Service charge: 10 to 15%
Italian villa managers commonly bundle a service charge or “management fee” into the contract: 10 to 12% on Costa Smeralda product, 8 to 10% elsewhere. Le Collectionist runs 10%; Plum Guide and Onefinestay run 10 to 12% on Italian inventory; the direct managers run 10 to 15%. On a €40,000 week, that is €4,000 to €6,000 in service, separate from any government tax.
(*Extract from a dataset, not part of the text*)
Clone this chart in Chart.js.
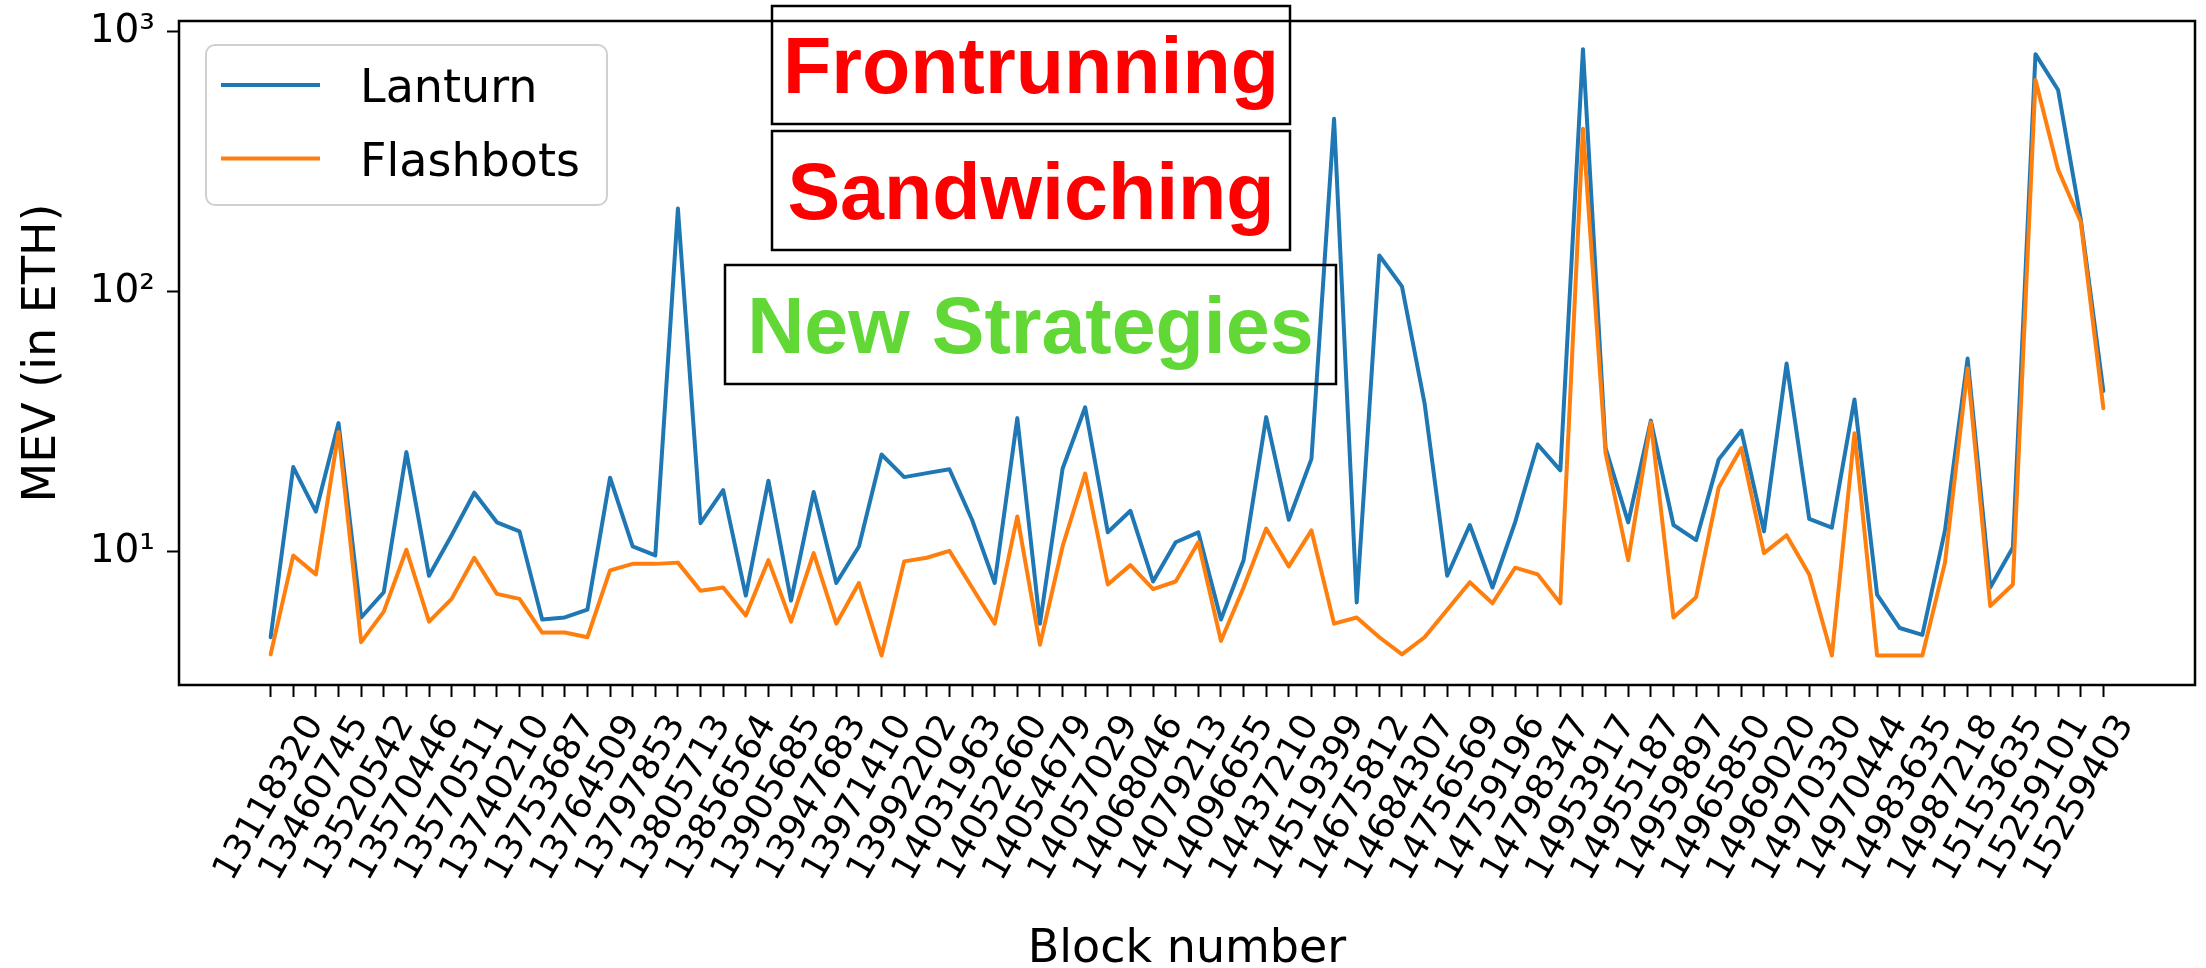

Tourist tax: €3 to €7 per person per night
Italian comuni levy the Imposta di Soggiorno on every guest. Arzachena (which covers most of Costa Smeralda) charges €3 to €7 per person per night depending on the property’s tourist-rating bracket, applied for the first seven nights only. Olbia, Porto Rotondo, La Maddalena, and Alghero apply similar bands. Children are usually exempt below 12. On a 12-guest, seven-night booking, plan for €300 to €590 in tourist tax. The line appears on the contract, not in the platform’s headline filter.
Staff gratuities: €800 to €1,400 per staff member
The Costa Smeralda gratuity norm runs higher than mainland Italy. Eight hundred to 1,400 euros per staff member for the week, paid in cash on the final day, distributed by the housekeeping lead. A typical six-bedroom Romazzino villa carries four staff (housekeeper, pool, gardener, houseman or driver), occasionally five if a permanent chef is on the property. Plan for €3,200 to €6,000 in gratuities, in cash, available for the departure morning. The well-run direct managers will brief in writing. The platforms generally will not.
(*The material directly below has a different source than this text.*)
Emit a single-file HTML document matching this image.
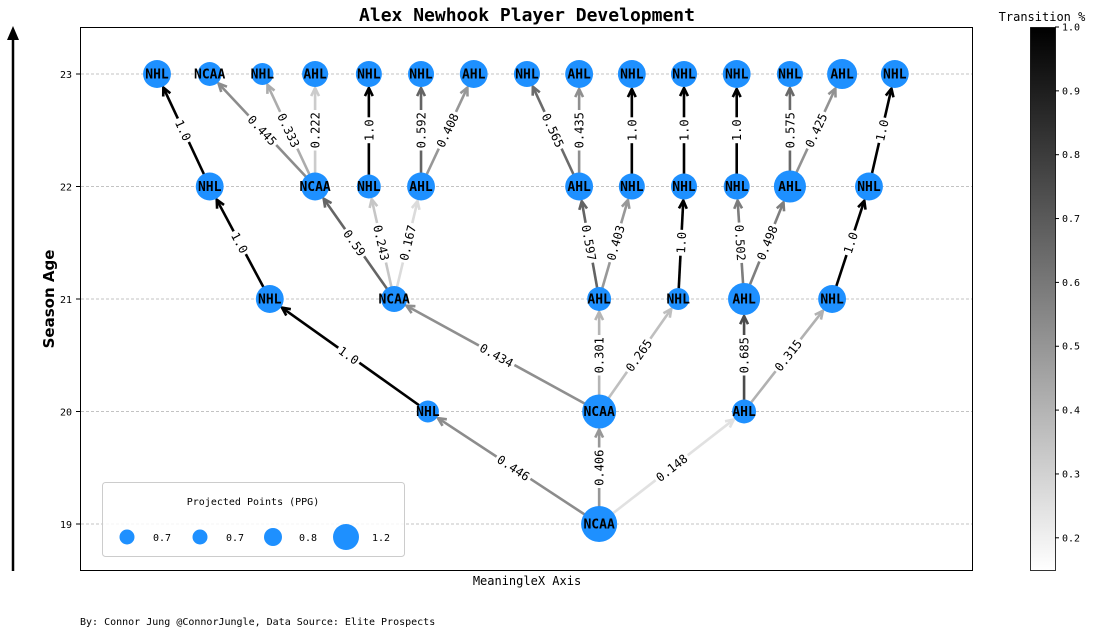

Chef: €700 to €1,500 per day, plus food at cost
The Costa Smeralda chef market is well-supplied but priced at peak: €700 to €1,500 per day for dinner service, plus food sourcing at cost. Lunch is half the dinner fee. Food cost for a group of 10 runs €55 to €110 per person per dinner depending on fish, primo, and wine. The in-house package the manager pushes runs €900 to €1,800 per day; it is sometimes the property’s permanent cook and sometimes the village pizzeria’s second-in-command. A week with four chef dinners and two chef lunches lands €4,500 to €8,000 all in. We list the chefs we have used by name on the chef trap guide.
Boat charter: €2,400 to €14,000 per day
Costa Smeralda is a boat-day market. An 8-metre rib with captain runs €1,400 to €2,800 per day, fuel separate. A 10 to 12-metre day-boat runs €2,400 to €4,800. A 24-metre Riva or Sanlorenzo motor yacht with crew is €9,000 to €14,000 per day plus fuel and a 10% crew tip. Fuel on a 12-metre at full throttle to Maddalena and back is €400 to €700. The standard two-day pattern is Spargi-Budelli-Maddalena one day, Tavolara or Mortorio the next.
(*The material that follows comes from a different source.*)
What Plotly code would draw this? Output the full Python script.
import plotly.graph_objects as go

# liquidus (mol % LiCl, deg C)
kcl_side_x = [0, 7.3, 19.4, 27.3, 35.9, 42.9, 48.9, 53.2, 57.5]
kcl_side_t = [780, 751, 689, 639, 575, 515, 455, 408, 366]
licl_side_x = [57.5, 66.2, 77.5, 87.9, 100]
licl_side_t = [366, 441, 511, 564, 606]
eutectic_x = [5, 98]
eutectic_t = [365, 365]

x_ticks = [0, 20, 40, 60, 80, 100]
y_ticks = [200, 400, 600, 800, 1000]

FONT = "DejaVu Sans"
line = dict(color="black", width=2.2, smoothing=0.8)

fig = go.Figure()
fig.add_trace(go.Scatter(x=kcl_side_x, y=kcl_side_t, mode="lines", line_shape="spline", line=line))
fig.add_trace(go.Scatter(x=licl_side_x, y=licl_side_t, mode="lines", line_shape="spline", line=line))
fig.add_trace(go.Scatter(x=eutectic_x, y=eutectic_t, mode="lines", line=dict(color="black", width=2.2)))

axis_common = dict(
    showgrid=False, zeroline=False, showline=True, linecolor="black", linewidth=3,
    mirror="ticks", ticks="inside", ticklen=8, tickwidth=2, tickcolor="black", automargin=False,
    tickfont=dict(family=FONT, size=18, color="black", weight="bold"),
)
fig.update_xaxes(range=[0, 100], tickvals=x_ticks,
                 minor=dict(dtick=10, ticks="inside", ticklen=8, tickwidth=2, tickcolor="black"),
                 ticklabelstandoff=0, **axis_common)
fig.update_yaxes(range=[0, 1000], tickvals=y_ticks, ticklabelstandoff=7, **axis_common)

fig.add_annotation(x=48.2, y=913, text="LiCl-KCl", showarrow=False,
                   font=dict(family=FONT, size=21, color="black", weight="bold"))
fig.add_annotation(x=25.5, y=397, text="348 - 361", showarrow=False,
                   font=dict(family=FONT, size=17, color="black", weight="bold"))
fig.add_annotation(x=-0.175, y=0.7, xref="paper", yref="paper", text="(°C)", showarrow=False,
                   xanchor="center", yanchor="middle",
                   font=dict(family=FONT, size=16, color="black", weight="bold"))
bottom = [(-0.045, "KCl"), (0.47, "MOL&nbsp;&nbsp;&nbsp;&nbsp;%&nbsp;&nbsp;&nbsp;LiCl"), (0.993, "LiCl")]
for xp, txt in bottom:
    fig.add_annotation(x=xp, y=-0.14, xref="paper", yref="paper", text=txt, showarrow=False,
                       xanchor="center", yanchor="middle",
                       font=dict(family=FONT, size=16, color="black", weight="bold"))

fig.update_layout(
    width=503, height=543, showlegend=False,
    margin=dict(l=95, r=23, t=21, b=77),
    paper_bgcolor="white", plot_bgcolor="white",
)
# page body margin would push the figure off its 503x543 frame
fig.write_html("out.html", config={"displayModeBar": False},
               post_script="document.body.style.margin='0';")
Beach club minimums: €400 to €1,800 per couple per day
Phi Beach, Nikki Beach, Cala di Volpe Pool Club, Phi Beach Costa Paradiso, and the Capriccioli front-beach club operate spend minimums in August: €200 to €400 per person at lunch, €180 to €420 per person at dinner, before drinks. A sun-bed at Phi Beach in front row in August is €180 to €320 per day per person. A double bed (lettino matrimoniale) in the front row at Nikki Beach is €800 to €1,400 with a €600 spend minimum on top.
Olbia transfers and helicopter: €180 to €2,400 per leg
Mercedes V-Class from Olbia (OLB) to Porto Cervo runs €180 to €320 each way; S-Class €240 to €420; armoured S-Class €520 to €850. The helicopter from OLB to a heli-pad villa runs €1,400 to €2,400 per leg with the larger A109 priced higher. Cagliari (CAG) is a 3-hour drive from Porto Cervo and is rarely the smart inbound airport unless the trip is paired with Chia.